Art. 25. In case the delay of payment has lasted for more than 5 (five) working days, “Bulfert” Ltd. has the right to unilaterally refuse to complete all the orders of the remiss in payment buyer, which have been already confirmed, but not yet completed, keeping in the same time its right to receive default under the already issued and overdue invoices.
Art. 26. In case of delivery, carried out under the conditions of commission agreement, “Bulfert” Ltd. keeps its right to pay the amount of the commission to its agent only after the full payment of the value of the invoice, as well as to the eventually calculated interests, defaults under art. 24 of the present General Terms and Conditions of Delivery, additional costs etc., on behalf of the final buyer.

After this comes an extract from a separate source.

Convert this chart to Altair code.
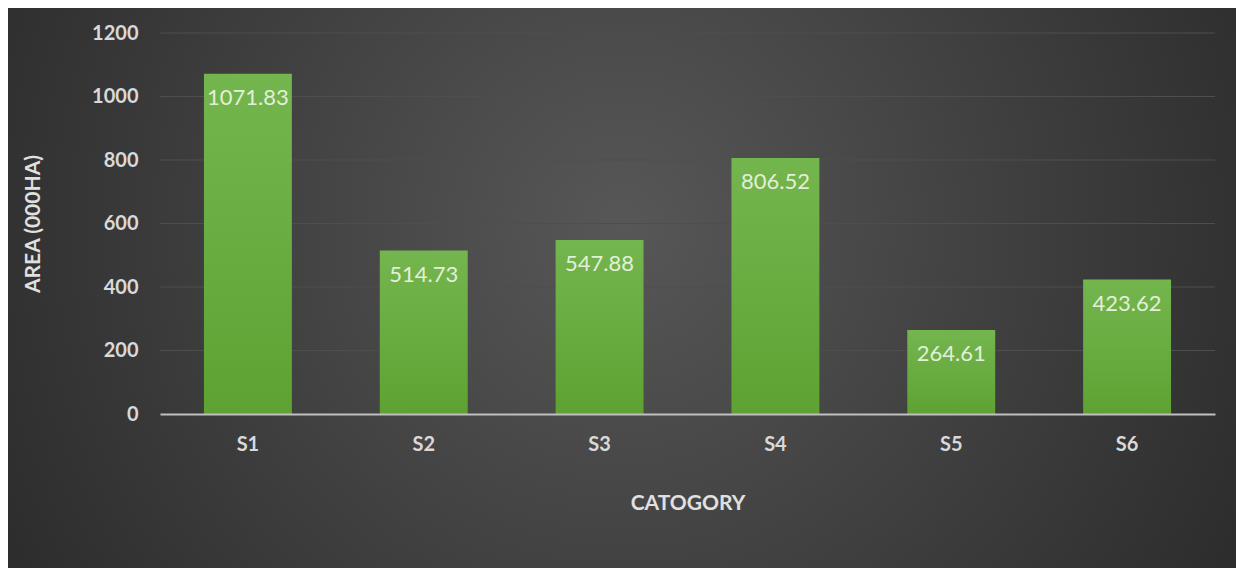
import altair as alt
import pandas as pd

categories = ["S1", "S2", "S3", "S4", "S5", "S6"]
values = [1071.83, 514.73, 547.88, 806.52, 264.61, 423.62]
labels = ["1071.83", "514.73", "547.88", "806.52", "264.61", "423.62"]
y_ticks = [0, 200, 400, 600, 800, 1000, 1200]

df = pd.DataFrame({"cat": categories, "val": values, "label": labels})
grid_df = pd.DataFrame({"tick": y_ticks[1:]})

W, H = 1055, 381
PL, PT, PR, PB = 152, 25, 21, 154

bg = alt.Chart(pd.DataFrame({"a": [0]})).mark_rect(
    fill={
        "gradient": "radial",
        "x1": 0.5, "y1": 0.45, "r1": 0,
        "x2": 0.5, "y2": 0.45, "r2": 0.75,
        "stops": [
            {"offset": 0, "color": "#575757"},
            {"offset": 1, "color": "#1f1f1f"},
        ],
    }
).encode(
    x=alt.value(-PL), x2=alt.value(W + PR),
    y=alt.value(-PT), y2=alt.value(H + PB),
)

grid = alt.Chart(grid_df).mark_rule(color="#4e4e4e", strokeWidth=1).encode(
    y=alt.Y("tick:Q", scale=alt.Scale(domain=[0, 1200])),
    x=alt.value(0), x2=alt.value(W),
)

base = alt.Chart(df).encode(
    x=alt.X("cat:N", sort=categories,
            scale=alt.Scale(paddingInner=0.5, paddingOuter=0.25),
            axis=alt.Axis(title="CATOGORY", labelAngle=0, zindex=1)),
)

bars = base.mark_bar(
    color={
        "gradient": "linear",
        "x1": 0, "y1": 0, "x2": 0, "y2": 1,
        "stops": [
            {"offset": 0, "color": "#74b64e"},
            {"offset": 1, "color": "#5ea233"},
        ],
    }
).encode(
    y=alt.Y("val:Q", scale=alt.Scale(domain=[0, 1200]),
            axis=alt.Axis(title="AREA (000HA)", values=y_ticks, format="d",
                          zindex=1)),
)

text = base.mark_text(
    baseline="top", dy=14, fontSize=22, font="Lato", color="#e2efda"
).encode(
    y=alt.Y("val:Q"),
    text="label:N",
)

chart = alt.layer(bg, grid, bars, text).properties(
    width=W, height=H,
    autosize=alt.AutoSizeParams(type="none"),
    padding={"left": PL, "top": PT, "right": PR, "bottom": PB},
    background="#262626",
).configure_view(stroke=None).configure_axis(
    labelFont="Lato", labelFontWeight="bold", labelFontSize=20,
    labelColor="#d9d9d9", titleFont="Lato", titleFontWeight="bold",
    titleFontSize=21, titleColor="#e0e0e0", ticks=False,
    grid=False,
).configure_axisY(
    domain=False, labelPadding=22, titlePadding=48,
).configure_axisX(
    domain=True, domainColor="#c0c0c0", domainWidth=2,
    labelPadding=20, titlePadding=38,
)

chart.save("out.html", embed_options={"renderer": "svg", "actions": False})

V. OTHER TERMS AND CONDITIONS:


Art. 27. The parties under the contract for delivery of goods are considered bound with all the changes and additions to the present General Terms and Conditions of Delivery made unilaterally by “Bulfert” Ltd. and published before the receipt of the goods on the official internet site of “Bulfert” Ltd. – www.bulpro2004.com
Art. 28. To every dispute related to delivery of goods on behalf of “Bulfert” Ltd., including disputes and contradictions regarding the interpretation, fulfillment and non-fulfillment of the present General Terms and Conditions of Delivery, as well as to all the issues not settled in the present General Terms and Conditions is to be applied the Bulgarian legislation, the parties having to settle their relations through an agreement.
Art. 29. In case of not reaching an agreement all the disputes arisen from the present contract or related to it, including the disputes, arisen or related to its interpretation, nullity, fulfillment or cancellation, as well as the disputes about filling in of omissions in the contract or its adaptation to newly arisen circumstances will be solved by the Arbitrary Court of the Bulgarian Chamber of Commerce and Industry in accordance with its Rules for cases based on arbitrary agreements.